Glia-neuron interactions and their roles in brain function and disease

Neuron-glia interactions are essential for brain function and play a key role in neurological diseases. Glial cells, including astrocytes, microglia, and oligodendrocytes, are not merely supportive elements but actively contribute to neuronal development. Specifically, glia guide neuronal differentiation, migration, and synapse formation during brain development. Astrocytes, in particular, regulate neurotransmitter levels and synaptic plasticity, directly influencing learning and memory. Additionally, glial cells are essential for maintaining neural homeostasis, supporting metabolic functions that are essential for neuronal health. However, these interactions can have both beneficial and harmful effects on neurons, especially in the context of neurodegenerative diseases. When neuron-glia communication is disrupted, it can bring significant challenges in the treatment of neurological disorders. Therefore, understanding these complex interactions is essential for developing effective therapeutic strategies.

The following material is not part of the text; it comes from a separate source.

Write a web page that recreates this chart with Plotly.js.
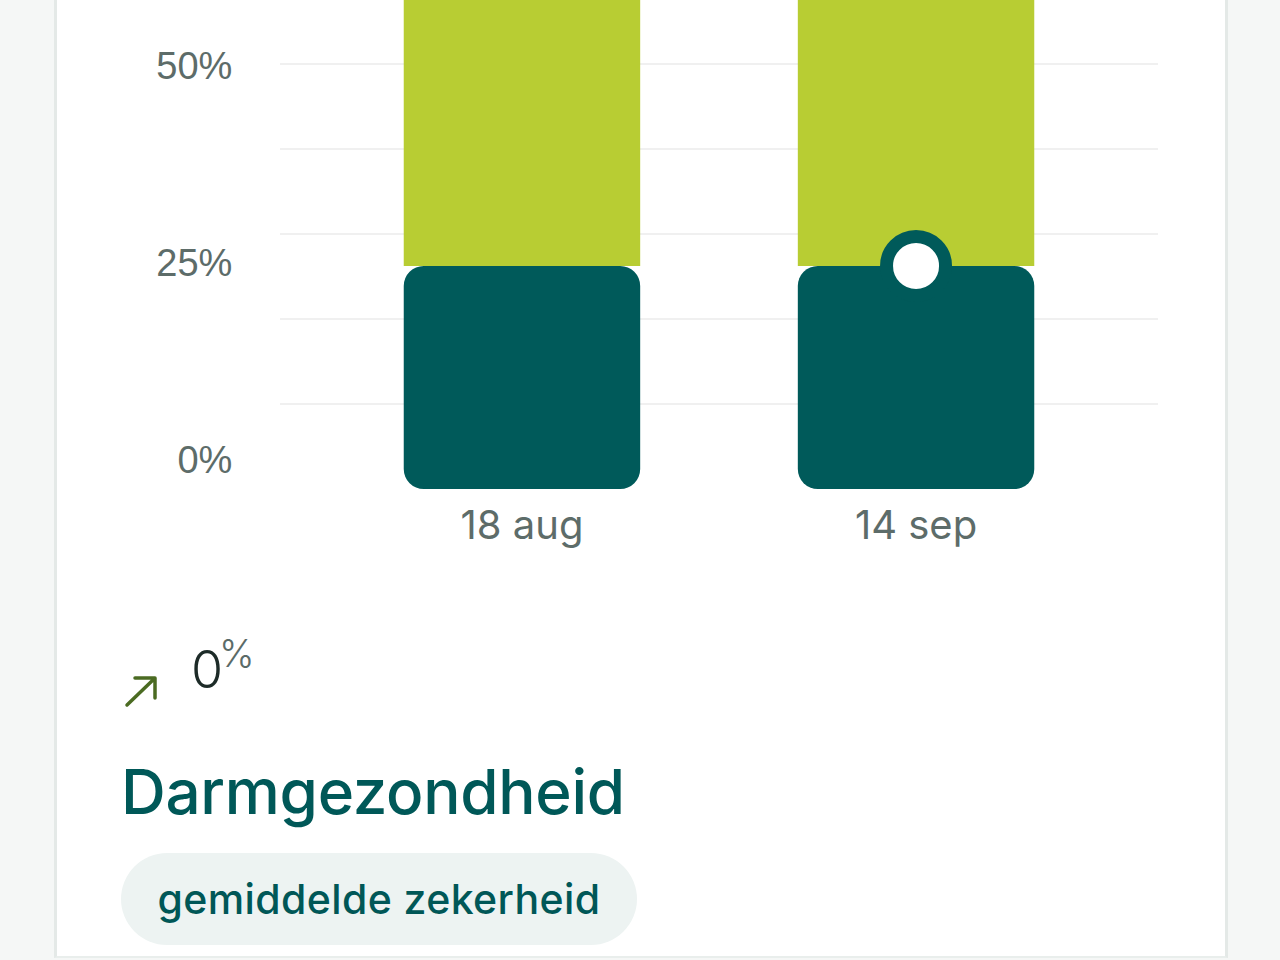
<!DOCTYPE html>
<html>
<head>
<meta charset="utf-8">
<script src="https://cdn.plot.ly/plotly-3.0.1.min.js"></script>
<style>
  html, body { margin: 0; padding: 0; width: 1280px; height: 960px; overflow: hidden; background: #f5f7f6; font-family: Inter, "Noto Sans", sans-serif; }
  .card { position: absolute; left: 54px; top: -10px; width: 1168px; height: 966px; background: #fff;
          border-left: 3px solid #e4e9e7; border-right: 3px solid #e4e9e7; border-bottom: 2px solid #e9eeec; }
  #chart { position: absolute; left: 0; top: 0; width: 1280px; height: 600px; }
  .change { position: absolute; left: 122px; top: 630px; }
  .change svg { position: absolute; left: 0; top: 44px; }
  .change .num { position: absolute; left: 69px; top: 14px; font-size: 52px; font-weight: 300; color: #1d2b28; line-height: 1; }
  .change .pct { position: absolute; left: 97px; top: 4px; font-size: 38px; font-weight: 300; color: #5b6b68; line-height: 1; }
  .title { position: absolute; left: 121px; top: 755px; font-size: 62px; font-weight: 500; color: #005858; letter-spacing: -0.3px; line-height: 1.2; }
  .pill { position: absolute; left: 121px; top: 853px; width: 516px; height: 92px; border-radius: 46px; background: #edf3f2;
          color: #005757; font-size: 41px; font-weight: 500; line-height: 92px; text-align: center; letter-spacing: 0.4px; }
</style>
</head>
<body>
<div class="card"></div>
<div id="chart"></div>
<div class="change">
  <svg width="40" height="36" viewBox="0 0 40 36">
    <path d="M5 31 L32 5 M13 4 L33 4 L33 24" stroke="#4b6b22" stroke-width="3.5" fill="none" stroke-linecap="round" stroke-linejoin="round"/>
  </svg>
  <span class="num">0</span><span class="pct">%</span>
</div>
<div class="title">Darmgezondheid</div>
<div class="pill">gemiddelde zekerheid</div>
<script>
// Darmgezondheid - stacked score bars

const dates = ['18 aug', '14 sep'];
const lowShare = [25, 25];      // dark teal part (%)
const highShare = [75, 75];     // lime part (%)
const markerIndex = 1;          // latest measurement gets the dot
const yTickVals = [0, 25, 50];

function createScoreChart() {
    if (typeof Plotly === 'undefined') return;

    const dark = '#005a5a';
    const lime = '#b8cd33';

    const lowBar = {
        x: dates,
        y: lowShare,
        base: lowShare.map(() => 0),
        type: 'bar',
        width: 0.6,
        marker: { color: dark, cornerradius: 20 },
        hoverinfo: 'skip'
    };

    const highBar = {
        x: dates,
        y: highShare,
        base: lowShare,
        type: 'bar',
        width: 0.6,
        marker: { color: lime, cornerradius: 0 },
        hoverinfo: 'skip'
    };

    const dot = {
        x: [dates[markerIndex]],
        y: [lowShare[markerIndex]],
        type: 'scatter',
        mode: 'markers',
        marker: { size: 59, color: '#ffffff', line: { color: dark, width: 13 } },
        cliponaxis: false,
        hoverinfo: 'skip'
    };

    // labels axis, offset from the bar axis like the original widget
    const labelAxis = {
        type: 'scatter',
        x: [dates[0]],
        y: [0],
        yaxis: 'y2',
        mode: 'markers',
        marker: { opacity: 0 },
        hoverinfo: 'skip'
    };

    const layout = {
        width: 1280,
        height: 600,
        margin: { l: 280, r: 122, t: 0, b: 111 },
        paper_bgcolor: 'rgba(0,0,0,0)',
        plot_bgcolor: 'rgba(0,0,0,0)',
        barmode: 'overlay',
        showlegend: false,
        xaxis: {
            type: 'category',
            range: [-0.614, 1.614],
            showgrid: false,
            zeroline: false,
            showline: false,
            ticks: 'outside',
            ticklen: 1,
            tickcolor: 'rgba(0,0,0,0)',
            tickfont: { family: 'Inter, "Noto Sans", sans-serif', size: 40, color: '#5d6c69' }
        },
        yaxis: {
            range: [0, 54.8],
            tick0: 0,
            dtick: 9.53,
            showticklabels: false,
            zeroline: false,
            gridcolor: '#f0f0f0',
            gridwidth: 2
        },
        yaxis2: {
            overlaying: 'y',
            side: 'left',
            range: [-3.68, 58.38],
            tickvals: yTickVals,
            ticktext: yTickVals.map(v => v + '%'),
            showgrid: false,
            zeroline: false,
            ticks: 'outside',
            ticklen: 39,
            tickcolor: 'rgba(0,0,0,0)',
            tickfont: { family: '"Liberation Sans", Arial, sans-serif', size: 38, color: '#5d6c69' }
        }
    };

    try {
        Plotly.newPlot('chart', [highBar, lowBar, dot, labelAxis], layout, { displayModeBar: false, staticPlot: true });
    } catch (error) {
        console.log('Error creating score chart:', error);
    }
}

createScoreChart();
</script>
</body>
</html>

Understanding the intricate interactions between glial cells and neurons is essential for uncovering the fundamental mechanisms that regulate brain function in both health and disease. This Research Topic will focus on the mechanisms underlying glia-neuron interactions, emphasizing their role in synaptic plasticity, brain homeostasis, and disease progression. Additionally, it will examine the regulatory pathways involved in neural cell communication, with a particular focus on developmental neurobiology. Contributions focusing on ion channels, gliotransmission, extracellular matrix dynamics, and metabolic crosstalk will offer valuable insights into how glial cells shape neuronal function.

Despite progress in glia-neuron research, many aspects of their role in synaptic regulation and metabolic support remain unclear, particularly in pathological conditions. Unraveling these complexities is crucial for developing targeted interventions to restore brain homeostasis and slow disease progression.



We welcome original research, reviews, and mini-reviews employing morphological, biophysical, cellular, molecular, pharmacological, or physiological approaches to study circuit formation, neuron-glia interactions, proliferation, migration, and differentiation in both physiological and pathological conditions. Studies on biomaterials to explore these interactions in neural and glial cells are particularly relevant, especially for applications in transplantation and regenerative medicine.